None of those APIs are cheap enough to call in a fast path.

gpderetta · 2025-10-24T08:43:32 1761295412

no syscall will be cheap to call in a fast path. You would need an hardware instruction that tells you if a load or store would fault.

vlovich123 · 2025-10-24T12:07:54 1761307674

Rather than a direct syscall, you could imagine something like rseq where you have a shared userspace / kernel data structure where the userspace code gets aborted and restarted if the page was evicted while being processed. But making this work correctly and actually not have a perf overhead and also be an ergonomic API is super hard. In practice people who care probably are satisfied by direct I/O within io_uring with a custom page cache and a truly optimal implementation where the OS can still manage file pages and evict them but the application still new when it happened isn’t worth it.
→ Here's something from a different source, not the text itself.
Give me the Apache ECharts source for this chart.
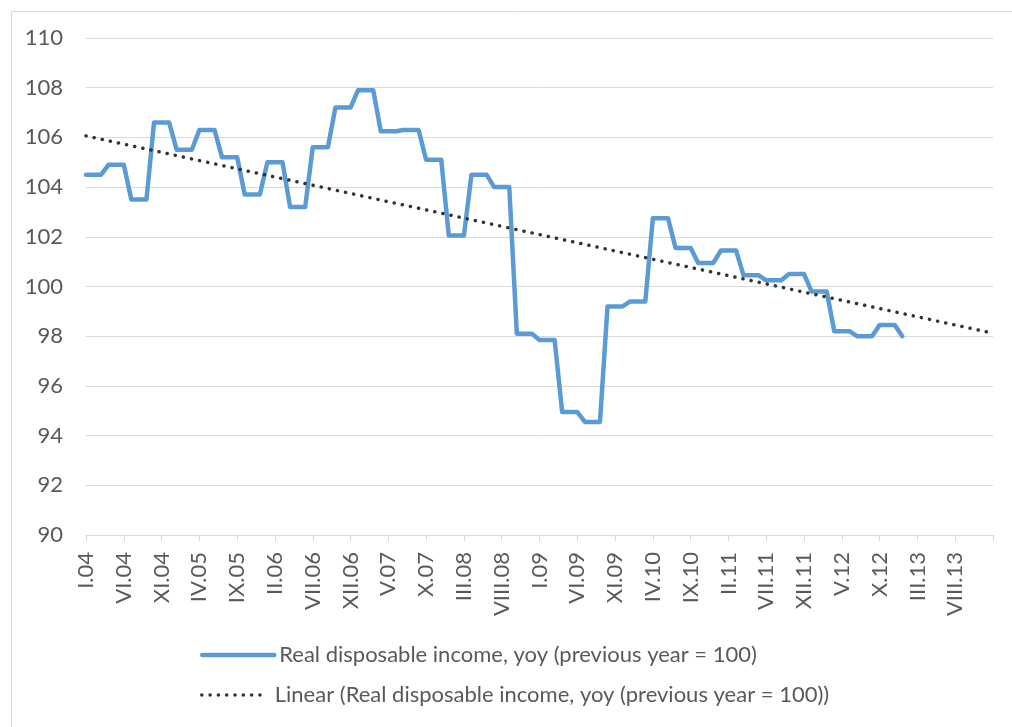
<!DOCTYPE html>
<html>
<head>
<meta charset="utf-8">
<script src="https://cdn.jsdelivr.net/npm/echarts@6/dist/echarts.min.js"></script>
<style>
  html, body { margin: 0; padding: 0; background: #fff; }
  #myChart { width: 1012px; height: 727px; }
</style>
</head>
<body>
<div id="myChart"></div>
<script>
// month labels I.04 ... I.14
var romanMonths = ['I', 'II', 'III', 'IV', 'V', 'VI', 'VII', 'VIII', 'IX', 'X', 'XI', 'XII'];
var yearLabels = ['04', '05', '06', '07', '08', '09', '10', '11', '12', '13', '14'];

// real disposable income, yoy, monthly I.04 - I.13 (quarterly values held per month)
var incomeValues = [
  104.5, 104.5, 104.5, 104.9, 104.9, 104.9, 103.5, 103.5, 103.5, 106.6, 106.6, 106.6,
  105.5, 105.5, 105.5, 106.3, 106.3, 106.3, 105.2, 105.2, 105.2, 103.7, 103.7, 103.7,
  105.0, 105.0, 105.0, 103.2, 103.2, 103.2, 105.6, 105.6, 105.6, 107.2, 107.2, 107.2,
  107.9, 107.9, 107.9, 106.25, 106.25, 106.25, 106.3, 106.3, 106.3, 105.1, 105.1, 105.1,
  102.05, 102.05, 102.05, 104.5, 104.5, 104.5, 104.0, 104.0, 104.0, 98.1, 98.1, 98.1,
  97.85, 97.85, 97.85, 94.95, 94.95, 94.95, 94.55, 94.55, 94.55, 99.2, 99.2, 99.2,
  99.4, 99.4, 99.4, 102.75, 102.75, 102.75, 101.55, 101.55, 101.55, 100.95, 100.95, 100.95,
  101.45, 101.45, 101.45, 100.45, 100.45, 100.45, 100.25, 100.25, 100.25, 100.5, 100.5, 100.5,
  99.8, 99.8, 99.8, 98.2, 98.2, 98.2, 98.0, 98.0, 98.0, 98.45, 98.45, 98.45,
  98.0
];

// linear trend end points: [category index, value]
var trendPoints = [[0, 106.06], [120, 98.12]];

var seriesName = 'Real disposable income, yoy (previous year = 100)';
var trendName = 'Linear (Real disposable income, yoy (previous year = 100))';

var categories = [];
for (var y = 0; y < yearLabels.length; y++) {
  for (var m = 0; m < 12; m++) {
    categories.push(romanMonths[m] + '.' + yearLabels[y]);
  }
}
categories = categories.slice(0, 121);

var font = 'Lato, "Noto Sans", sans-serif';
var textColor = '#595959';
var blue = '#5b9bd5';
var dotColor = '#333333';

var dom = document.getElementById('myChart');
var myChart = echarts.init(dom, null, { renderer: 'canvas' });

var option = {
  animation: false,
  backgroundColor: '#fff',
  graphic: [{
    type: 'rect',
    left: 9, top: 9,
    shape: { width: 1020, height: 740 },
    style: { fill: 'none', stroke: '#d9d9d9', lineWidth: 1 }
  }],
  legend: [
    {
      data: [seriesName],
      left: 195, top: 637,
      itemWidth: 72, itemHeight: 14,
      itemStyle: { opacity: 0 },
      lineStyle: { color: blue, width: 4.5, cap: 'round' },
      textStyle: { fontFamily: font, fontSize: 22, color: textColor, lineHeight: 26 }
    },
    {
      data: [trendName],
      left: 195, top: 677,
      itemWidth: 64, itemHeight: 14,
      itemStyle: { opacity: 0 },
      lineStyle: { color: dotColor, width: 3.5, type: [0.1, 8.2], cap: 'round' },
      textStyle: { fontFamily: font, fontSize: 22, color: textColor, lineHeight: 26, padding: [0, 0, 0, 4] }
    }
  ],
  grid: { left: 86, right: 19, top: 38, bottom: 192, containLabel: false },
  xAxis: {
    type: 'category',
    data: categories,
    boundaryGap: false,
    axisLine: { lineStyle: { color: '#d9d9d9', width: 1 } },
    axisTick: {
      length: 6,
      interval: function (index) { return index % 5 === 0; },
      lineStyle: { color: '#d9d9d9' }
    },
    axisLabel: {
      rotate: 90,
      margin: 17,
      interval: function (index) { return index % 5 === 0 && index < 120; },
      fontFamily: font, fontSize: 22, color: textColor
    },
    splitLine: { show: false }
  },
  yAxis: {
    type: 'value',
    min: 90, max: 110, interval: 2,
    axisLine: { show: false },
    axisTick: { show: false },
    axisLabel: { margin: 23, fontFamily: font, fontSize: 22, color: textColor },
    splitLine: { lineStyle: { color: '#d9d9d9', width: 1 } }
  },
  series: [
    {
      name: seriesName,
      type: 'line',
      data: incomeValues,
      symbol: 'none',
      lineStyle: { color: blue, width: 4.5, join: 'round', cap: 'round' },
      itemStyle: { color: blue },
      z: 2
    },
    {
      name: trendName,
      type: 'line',
      data: trendPoints,
      symbol: 'none',
      lineStyle: { color: dotColor, width: 3.5, type: [0.1, 8.2], cap: 'round' },
      itemStyle: { color: dotColor },
      z: 3
    }
  ]
};

myChart.setOption(option);
window.addEventListener('resize', myChart.resize);
</script>
</body>
</html>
bcrl · 2025-10-25T00:29:42 1761352182

Unfortunately, a lot of the shared state with userland became much more difficult to implement securely when the Meltdown and Spectre (and others) exploits became concerns that had to be mitigated. They makes the OS's job a heck of a lot harder.

Sometimes I feel modern technology is basically a delicately balanced house of cards that falls over when breathed upon or looked at incorrectly.

zozbot234 · 2025-10-24T09:05:58 1761296758

> You would need an hardware instruction that tells you if a load or store would fault.

You have MADV_FREE pages/ranges. They get cleared when purged, so reading zeros tells you that the load would have faulted and needs to be populated from storage.

vlovich123 · 2025-10-24T12:10:19 1761307819

MADV_FREE is insufficient - userspace doesn’t get a signal from the OS to know when there’s system wide memory pressure and having userspace try to respond to such a signal would be counter productive and slow in a kernel operation that needs to be a fast path. It’s more that you want MADV (page cache) a memory range and then have some way to have a shared data structure where you are told if it’s still resident and can lock it from being paged out.

bcrl · 2025-10-25T00:40:28 1761352828

MADV_FREE is also extremely expensive. CPU vendors have finally simplified TLB shootdown in recent CPUs with both AMD and Intel now having instructions to broadcast TLB flushes in hardware, which gets rid of one of the worst sources of performance degradation in threaded multicore applications (oh the pain of IPIs mixed with TLB flushing!). However, it's still very expensive to walk page tables and free pages.

Hardware reference counting of memory allocations would be very interesting. It would be shockingly simple to implement compared to many other features hardware already has to tackle.

zozbot234 · 2025-10-25T08:48:32 1761382112

> MADV_FREE is also extremely expensive.

It's quite expensive to free pages under memory pressure (though it's not clear that there's any other choice to be made), but if the pages are never freed it should be cheap, AIUI.

zozbot234 · 2025-10-24T13:56:57 1761314217

> userspace doesn’t get a signal from the OS to know when there’s system wide memory pressure

Memory pressure indicators exist, https://docs.kernel.org/accounting/psi.html

> have some way to have a shared data structure where you are told if it’s still resident and can lock it from being paged out.

What's more efficient than fetching data and comparing it with zero? Any write within the range will then cancel the MADV_FREE property on the written-to page thus "locking" it again, and this is also very efficient.